Now let’s try to apply that to privacy. Just from a linguistic perspective, privacy comes across as negative: a privation, an exclusion, the pushing away of others from oneself. We even used to call the most exclusive location in the world the “privy.” More legalistically, privacy’s classic definition is “the right to be let alone,” as future Supreme Court Justice Louis Brandeis put it in 1890. Even though privacy is characterized as a right “to” be left alone, what we’re really talking about is the right to be let alone by other people — the government, the police, your neighbor.
What we’re really looking for is a word or concept that captures our right to be, free of unwanted or uninvited influences insofar as such a thing is possible, as well as our more general right simply to be free of those things in a particular context. The “privacy” we’re talking about is not an exclusion, it is a recognition of a zone where our character, personality, personhood, or identity extend outward and touches the world around it, but still within our broad control to change. We want “privacy” to give us not a wall or a shroud, but threads to hold onto, like reins, to the various aspects of our lives — each thread tracing back to an origin point in our own lives, and maybe even before or outside of our own lives, like family, culture, custom.
The interrelatedness of each of these threads means that they serve multiple purposes. They are reins by which we control the movement of our lives; they are chains binding us; they are the ties that relate us to one another; they yoke us to power structures that command us; they are the lines of a story, the components of a tapestry; they are loose ends that we throw aside; they are reminders tied around our finger of what needs to be done; they are the remnants of things already gone.
“So what if we can’t come up with a definition of privacy that fits all our needs? What word actually does?” That’s a reasonable critique. We can’t really expect to capture all of those essential traits in a single word, or even a phrase. But I’m not arguing linguistics, I’m suggesting that our use of language has a profound effect on how we think about things, and so we should pay more attention to how we think about the meaning of “privacy.” It was Plato who first called an idea an idea — he framed thought in terms of images, and that’s still the framework we use today.
But privacy, as a word, doesn’t conjure a single image, so why should it have only a single meaning? At the very least, we need to think of privacy as more than the absence of snooping. It must be both a positive and a negative freedom if we’re to meaningfully have space for everything that the concept should encompass. That means you should be free from warrantless wiretaps or companies that monitor your feelings, but you should also be free to choose how to share your life with others and to express your views.
In a sense, we should think of privacy not as something that resides in an individual, but something that surrounds them. This is where the bubble wrap metaphor comes in — a layer that’s transparent enough to allow you to be seen but also a protection against harmful intrusion.
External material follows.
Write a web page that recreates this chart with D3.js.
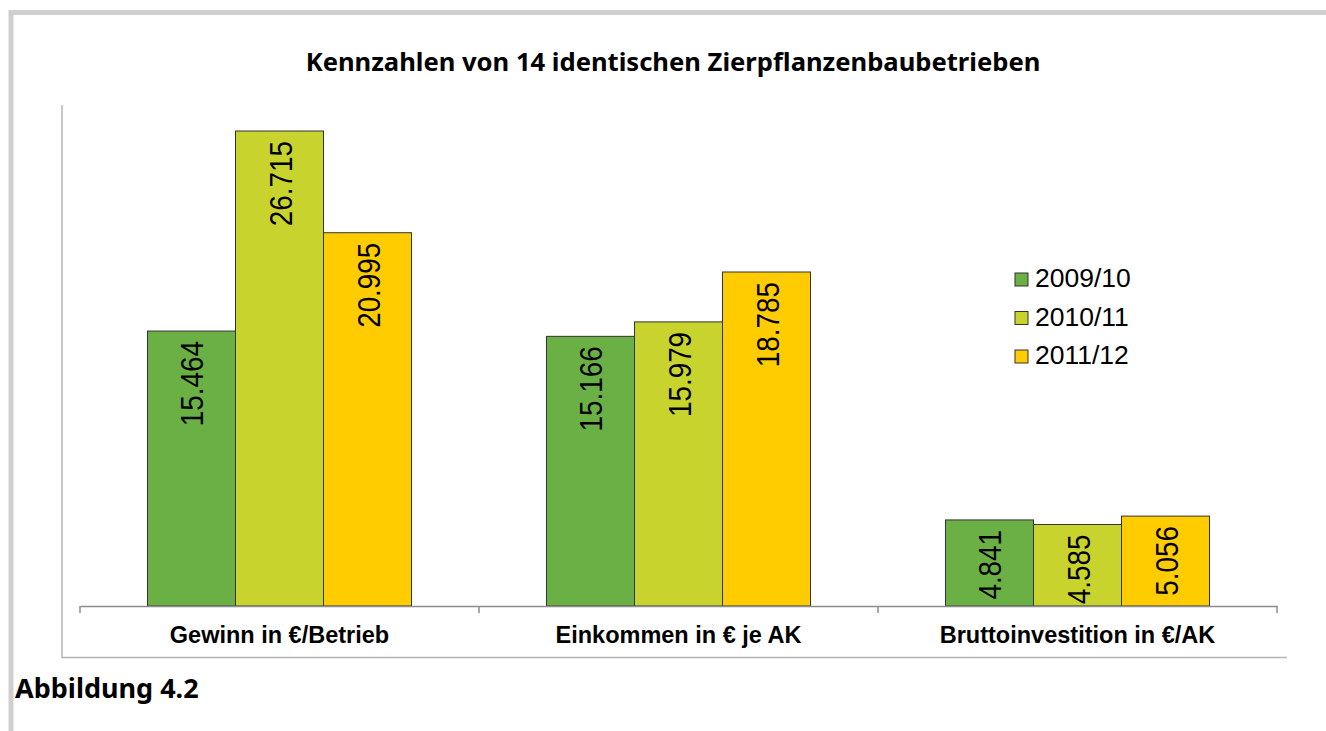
<!DOCTYPE html>
<html>
<head>
<meta charset="utf-8">
<script src="https://cdn.jsdelivr.net/npm/d3@7"></script>
<style>
  body { margin: 0; background: #fff; }
  svg { display: block; }
</style>
</head>
<body>
<svg id="chart"></svg>
<script>
const categories = ['Gewinn in €/Betrieb', 'Einkommen in € je AK', 'Bruttoinvestition in €/AK'];
const seriesNames = ['2009/10', '2010/11', '2011/12'];
const v2009 = [15.464, 15.166, 4.841];
const v2010 = [26.715, 15.979, 4.585];
const v2011 = [20.995, 18.785, 5.056];
const colors = ['#6ab045', '#c8d42d', '#ffcc00'];

const allSeries = [v2009, v2010, v2011];
const W = 1326, H = 731;
const svg = d3.select('#chart').attr('width', W).attr('height', H);

// outer frame
svg.append('path')
  .attr('d', `M11,${H} V12.5 H${W}`)
  .attr('fill', 'none')
  .attr('stroke', '#cfcfcf')
  .attr('stroke-width', 5);

// chart area frame (left + bottom)
svg.append('path')
  .attr('d', `M62,105 V657.5 H1287`)
  .attr('fill', 'none')
  .attr('stroke', '#b5b5b5')
  .attr('stroke-width', 1.5);

svg.append('text')
  .attr('x', 673).attr('y', 71)
  .attr('text-anchor', 'middle')
  .attr('font-family', 'Noto Sans')
  .attr('font-weight', 'bold')
  .attr('font-size', 25.6)
  .text('Kennzahlen von 14 identischen Zierpflanzenbaubetrieben');

svg.append('text')
  .attr('x', 15).attr('y', 698)
  .attr('font-family', 'Noto Sans')
  .attr('font-weight', 'bold')
  .attr('font-size', 27)
  .text('Abbildung 4.2');

const x0 = d3.scaleBand().domain(categories).range([80, 1277]).paddingInner(0).paddingOuter(0);
const x1 = d3.scaleBand().domain(seriesNames).range([0, x0.bandwidth()]).paddingInner(0).paddingOuter(0.767);
const y = d3.scaleLinear().domain([0, 30]).range([606, 72.6]);

const g = svg.append('g');
categories.forEach((cat, ci) => {
  seriesNames.forEach((s, si) => {
    const val = allSeries[si][ci];
    const bx = x0(cat) + x1(s);
    g.append('rect')
      .attr('x', bx)
      .attr('y', y(val))
      .attr('width', x1.bandwidth())
      .attr('height', y(0) - y(val))
      .attr('fill', colors[si])
      .attr('stroke', '#333')
      .attr('stroke-width', 1);
    const tx = bx + x1.bandwidth() / 2;
    const ty = y(val) + 10;
    g.append('text')
      .attr('transform', `translate(${tx + 12},${ty}) rotate(-90) scale(0.87,1)`)
      .attr('text-anchor', 'end')
      .attr('font-family', 'Liberation Sans, Arial, sans-serif')
      .attr('font-size', 32)
      .attr('fill', '#000')
      .text(val.toFixed(3));
  });
});

// axis
const axis = svg.append('g')
  .attr('transform', 'translate(0,606)')
  .call(d3.axisBottom(x0).tickSize(0).tickFormat(''));
axis.select('.domain').attr('stroke', '#8c8c8c').attr('stroke-width', 1.5);
const boundaries = [...categories.map(c => x0(c)), x0.range()[1]];
axis.selectAll('.bound').data(boundaries).enter().append('line')
  .attr('x1', d => d).attr('x2', d => d)
  .attr('y1', 0).attr('y2', 7)
  .attr('stroke', '#8c8c8c').attr('stroke-width', 1.5);

svg.selectAll('.cat').data(categories).enter().append('text')
  .attr('x', d => x0(d) + x0.bandwidth() / 2)
  .attr('y', 643)
  .attr('text-anchor', 'middle')
  .attr('font-family', 'Liberation Sans, Arial, sans-serif')
  .attr('font-weight', 'bold')
  .attr('font-size', 23.5)
  .text(d => d);

// legend
const leg = svg.append('g').attr('transform', 'translate(1015,273)');
seriesNames.forEach((s, i) => {
  leg.append('rect')
    .attr('x', 0).attr('y', i * 38.5)
    .attr('width', 13).attr('height', 13)
    .attr('fill', colors[i]).attr('stroke', '#333').attr('stroke-width', 1);
  leg.append('text')
    .attr('x', 20).attr('y', i * 38.5 + 14)
    .attr('font-family', 'Liberation Sans, Arial, sans-serif')
    .attr('font-size', 26.5)
    .text(s);
});
</script>
</body>
</html>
The more bubble wrap, the more protection, but also the greater the degree of constriction: sure I can bubble wrap my experience online (no cookies, no tracking, ProtonMail account etc) but it’s going to be a slower, more plodding experience, which has its own costs.
The important point, on Data Privacy Day, is that we should all be allowed to choose how much bubble wrap we want without having to explain ourselves to anyone else. After all, it’s a private matter.